Experimental and Theoretical Investigations of a Plate-Fin Water Intercooler Equipped in a Boosted Diesel Engine

Abstract

Abstract Intercoolers utilized in turbocharged engines are critically essential to efficiently improve the engine volumetric efficiency and therefore the engine specific power. Although boosting the internal combustion engines has been extensively investigated, further studies are required to provide relevant approaches to optimize the heat transfer coefficient. This paper experimentally and theoretically investigates the influence of inlet coolant velocity on heat transfer characteristics of an air-to-water intercooler equipped in a turbocharged diesel engine. This aims to optimize the heat transfer rate from water to air under typical engine operating conditions. The experiment has been conducted using a fully equipped engine testbed. The engine is turbocharged with a plate-fin intercooler. The intercooler is a perpendicular air–water heat transfer system that could be suitable for boosted marine engines or power generators.
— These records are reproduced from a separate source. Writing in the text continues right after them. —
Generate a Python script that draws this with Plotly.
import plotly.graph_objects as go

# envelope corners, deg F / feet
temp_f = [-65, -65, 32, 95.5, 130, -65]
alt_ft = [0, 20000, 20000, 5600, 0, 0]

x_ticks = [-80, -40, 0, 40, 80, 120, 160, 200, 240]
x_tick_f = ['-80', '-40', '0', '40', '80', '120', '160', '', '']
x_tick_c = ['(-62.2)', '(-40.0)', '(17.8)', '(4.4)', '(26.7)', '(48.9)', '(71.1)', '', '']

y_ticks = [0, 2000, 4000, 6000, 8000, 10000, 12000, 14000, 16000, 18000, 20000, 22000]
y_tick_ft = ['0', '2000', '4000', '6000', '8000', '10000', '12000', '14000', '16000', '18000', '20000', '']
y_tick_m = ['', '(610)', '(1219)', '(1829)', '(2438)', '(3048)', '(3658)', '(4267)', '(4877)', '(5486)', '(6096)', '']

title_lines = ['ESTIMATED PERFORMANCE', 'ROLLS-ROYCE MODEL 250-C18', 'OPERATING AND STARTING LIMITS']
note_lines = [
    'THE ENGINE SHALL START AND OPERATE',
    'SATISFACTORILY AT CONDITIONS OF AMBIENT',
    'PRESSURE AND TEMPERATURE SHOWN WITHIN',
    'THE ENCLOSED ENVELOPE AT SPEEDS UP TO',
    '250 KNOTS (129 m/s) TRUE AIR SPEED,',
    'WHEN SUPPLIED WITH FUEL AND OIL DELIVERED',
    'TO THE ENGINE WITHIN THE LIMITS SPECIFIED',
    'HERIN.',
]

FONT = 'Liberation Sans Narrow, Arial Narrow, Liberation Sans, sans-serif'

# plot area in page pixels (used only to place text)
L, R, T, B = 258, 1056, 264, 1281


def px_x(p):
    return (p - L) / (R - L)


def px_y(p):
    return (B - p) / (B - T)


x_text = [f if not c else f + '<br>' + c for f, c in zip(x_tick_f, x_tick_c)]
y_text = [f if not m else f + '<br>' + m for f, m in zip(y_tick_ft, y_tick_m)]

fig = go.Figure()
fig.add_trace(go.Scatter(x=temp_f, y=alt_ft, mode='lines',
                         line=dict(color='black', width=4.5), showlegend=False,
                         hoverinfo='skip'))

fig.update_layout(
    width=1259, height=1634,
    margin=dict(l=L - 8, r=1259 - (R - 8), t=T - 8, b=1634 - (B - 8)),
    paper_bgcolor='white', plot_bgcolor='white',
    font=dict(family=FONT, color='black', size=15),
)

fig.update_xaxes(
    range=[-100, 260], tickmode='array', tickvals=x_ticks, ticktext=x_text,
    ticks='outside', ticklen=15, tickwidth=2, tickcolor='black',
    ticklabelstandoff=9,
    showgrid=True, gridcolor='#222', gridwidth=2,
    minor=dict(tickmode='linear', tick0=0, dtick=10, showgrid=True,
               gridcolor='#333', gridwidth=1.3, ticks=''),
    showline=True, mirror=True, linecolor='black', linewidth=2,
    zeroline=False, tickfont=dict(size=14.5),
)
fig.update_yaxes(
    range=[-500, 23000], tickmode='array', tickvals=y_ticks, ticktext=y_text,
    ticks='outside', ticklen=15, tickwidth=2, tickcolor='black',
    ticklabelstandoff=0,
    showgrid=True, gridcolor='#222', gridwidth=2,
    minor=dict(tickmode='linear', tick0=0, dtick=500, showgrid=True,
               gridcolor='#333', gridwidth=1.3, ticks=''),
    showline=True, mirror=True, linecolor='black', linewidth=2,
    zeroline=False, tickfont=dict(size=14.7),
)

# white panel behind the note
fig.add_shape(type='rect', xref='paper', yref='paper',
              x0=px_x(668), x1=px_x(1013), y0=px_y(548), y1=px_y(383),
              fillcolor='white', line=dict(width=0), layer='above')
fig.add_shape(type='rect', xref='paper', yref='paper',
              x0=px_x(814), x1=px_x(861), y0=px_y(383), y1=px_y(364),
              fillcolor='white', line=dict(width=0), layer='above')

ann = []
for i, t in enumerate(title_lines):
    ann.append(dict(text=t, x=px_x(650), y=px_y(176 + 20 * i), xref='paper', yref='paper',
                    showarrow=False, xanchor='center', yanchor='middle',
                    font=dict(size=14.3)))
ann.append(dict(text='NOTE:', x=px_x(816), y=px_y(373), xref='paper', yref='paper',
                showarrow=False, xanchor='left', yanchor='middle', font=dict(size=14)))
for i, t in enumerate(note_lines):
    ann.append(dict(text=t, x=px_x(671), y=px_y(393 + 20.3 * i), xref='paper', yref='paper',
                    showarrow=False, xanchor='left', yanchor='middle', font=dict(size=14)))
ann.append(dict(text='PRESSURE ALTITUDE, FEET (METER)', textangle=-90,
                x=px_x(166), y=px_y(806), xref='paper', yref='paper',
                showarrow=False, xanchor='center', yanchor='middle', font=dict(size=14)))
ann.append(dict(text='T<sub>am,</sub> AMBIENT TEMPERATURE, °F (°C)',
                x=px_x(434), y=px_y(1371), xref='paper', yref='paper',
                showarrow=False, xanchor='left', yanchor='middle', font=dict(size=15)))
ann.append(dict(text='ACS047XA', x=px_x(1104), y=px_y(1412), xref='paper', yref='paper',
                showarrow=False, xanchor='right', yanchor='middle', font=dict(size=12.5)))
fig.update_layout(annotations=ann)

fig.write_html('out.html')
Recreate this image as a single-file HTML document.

A simulation model was also developed using the finite volume model in the ansysfluent package. The distributions of inlet and outlet temperature, pressure, and velocity of air and coolant under various inlet water velocity and engine operating conditions are examined. The optimal heat transfer rate from air to water was achieved for this intercooler. The outlet air temperature after the intercooler decreases by about 10 °C, engine thermal efficiency increases by 0.7% approximately, engine power enhances by 2.5%, and the specific fuel consumption decreases by 0.82%. The CFD simulation and experiment model developed in this study for the plate-fin water intercooler could be a useful approach to optimize other intercooler systems. In this study, with a 270 × 270 × 10 mm plate-fin perpendicular air–water intercooler, an optimal cooling water velocity of 1.0 m/s, corresponding with a flowrate of 1780 liter/hr, is achieved.